### PROBLEM TO WORK ON
Omit all images, then repeat exactly the lines below from the one containing "Output the web" through the one containing "const yTicks = [0, 0.2, 0.4, 0.6, 0.8, 1.0];", both ends included.

### DATASET ROWS
□ □ □
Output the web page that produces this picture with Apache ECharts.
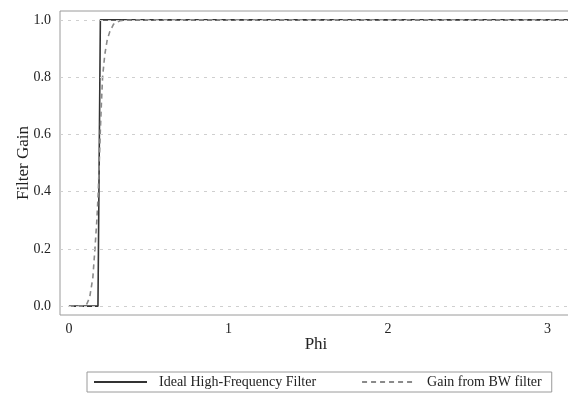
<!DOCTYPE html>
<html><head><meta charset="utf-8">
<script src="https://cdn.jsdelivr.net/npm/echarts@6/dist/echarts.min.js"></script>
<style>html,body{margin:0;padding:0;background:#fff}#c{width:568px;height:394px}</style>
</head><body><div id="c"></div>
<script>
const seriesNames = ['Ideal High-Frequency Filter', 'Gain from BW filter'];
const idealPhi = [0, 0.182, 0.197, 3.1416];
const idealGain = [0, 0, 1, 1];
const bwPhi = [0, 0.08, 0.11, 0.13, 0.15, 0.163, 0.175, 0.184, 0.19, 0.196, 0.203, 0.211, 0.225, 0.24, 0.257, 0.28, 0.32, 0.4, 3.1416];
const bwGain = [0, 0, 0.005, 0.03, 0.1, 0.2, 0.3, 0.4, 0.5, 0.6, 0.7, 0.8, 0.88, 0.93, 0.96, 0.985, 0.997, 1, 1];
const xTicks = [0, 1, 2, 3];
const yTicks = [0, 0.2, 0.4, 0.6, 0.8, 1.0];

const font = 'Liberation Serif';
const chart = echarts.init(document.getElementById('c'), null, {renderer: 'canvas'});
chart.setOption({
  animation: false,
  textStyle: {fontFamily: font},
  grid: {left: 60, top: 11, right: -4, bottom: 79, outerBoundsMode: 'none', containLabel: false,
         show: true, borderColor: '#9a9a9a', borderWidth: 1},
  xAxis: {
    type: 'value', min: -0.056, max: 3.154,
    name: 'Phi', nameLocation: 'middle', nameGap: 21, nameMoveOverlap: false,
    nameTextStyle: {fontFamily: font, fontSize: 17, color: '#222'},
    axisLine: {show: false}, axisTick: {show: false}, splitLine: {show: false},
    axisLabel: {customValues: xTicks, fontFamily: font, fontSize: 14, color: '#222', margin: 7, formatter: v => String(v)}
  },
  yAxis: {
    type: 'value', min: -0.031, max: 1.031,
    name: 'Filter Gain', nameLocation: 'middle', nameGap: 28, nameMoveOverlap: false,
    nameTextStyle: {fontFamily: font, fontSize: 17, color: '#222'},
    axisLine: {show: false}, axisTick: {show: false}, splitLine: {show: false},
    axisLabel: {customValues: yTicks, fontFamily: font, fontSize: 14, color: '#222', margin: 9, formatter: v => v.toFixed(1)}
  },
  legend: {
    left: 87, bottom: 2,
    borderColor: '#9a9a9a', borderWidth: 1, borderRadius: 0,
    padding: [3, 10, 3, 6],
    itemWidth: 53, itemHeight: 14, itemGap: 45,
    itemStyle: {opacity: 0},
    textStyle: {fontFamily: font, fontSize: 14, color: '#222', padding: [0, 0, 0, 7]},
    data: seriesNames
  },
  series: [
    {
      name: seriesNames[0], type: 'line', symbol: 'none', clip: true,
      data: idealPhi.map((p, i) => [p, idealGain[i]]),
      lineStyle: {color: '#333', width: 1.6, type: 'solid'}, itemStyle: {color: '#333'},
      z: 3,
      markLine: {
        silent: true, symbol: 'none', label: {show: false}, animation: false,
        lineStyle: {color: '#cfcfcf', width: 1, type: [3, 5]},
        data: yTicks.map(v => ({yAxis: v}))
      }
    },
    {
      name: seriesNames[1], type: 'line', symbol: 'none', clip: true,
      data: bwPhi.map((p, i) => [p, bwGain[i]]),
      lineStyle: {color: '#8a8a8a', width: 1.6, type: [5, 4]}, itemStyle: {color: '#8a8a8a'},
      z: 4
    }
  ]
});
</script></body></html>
□ □ □
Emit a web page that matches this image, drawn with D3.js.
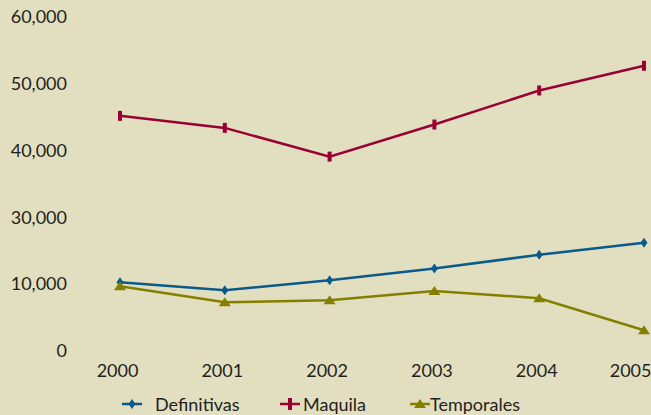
□ □ □
### CORRECT RESULT
Output the web page that produces this picture with Apache ECharts.
<!DOCTYPE html>
<html><head><meta charset="utf-8">
<script src="https://cdn.jsdelivr.net/npm/echarts@6/dist/echarts.min.js"></script>
<style>html,body{margin:0;padding:0;background:#fff}#c{width:568px;height:394px}</style>
</head><body><div id="c"></div>
<script>
const seriesNames = ['Ideal High-Frequency Filter', 'Gain from BW filter'];
const idealPhi = [0, 0.182, 0.197, 3.1416];
const idealGain = [0, 0, 1, 1];
const bwPhi = [0, 0.08, 0.11, 0.13, 0.15, 0.163, 0.175, 0.184, 0.19, 0.196, 0.203, 0.211, 0.225, 0.24, 0.257, 0.28, 0.32, 0.4, 3.1416];
const bwGain = [0, 0, 0.005, 0.03, 0.1, 0.2, 0.3, 0.4, 0.5, 0.6, 0.7, 0.8, 0.88, 0.93, 0.96, 0.985, 0.997, 1, 1];
const xTicks = [0, 1, 2, 3];
const yTicks = [0, 0.2, 0.4, 0.6, 0.8, 1.0];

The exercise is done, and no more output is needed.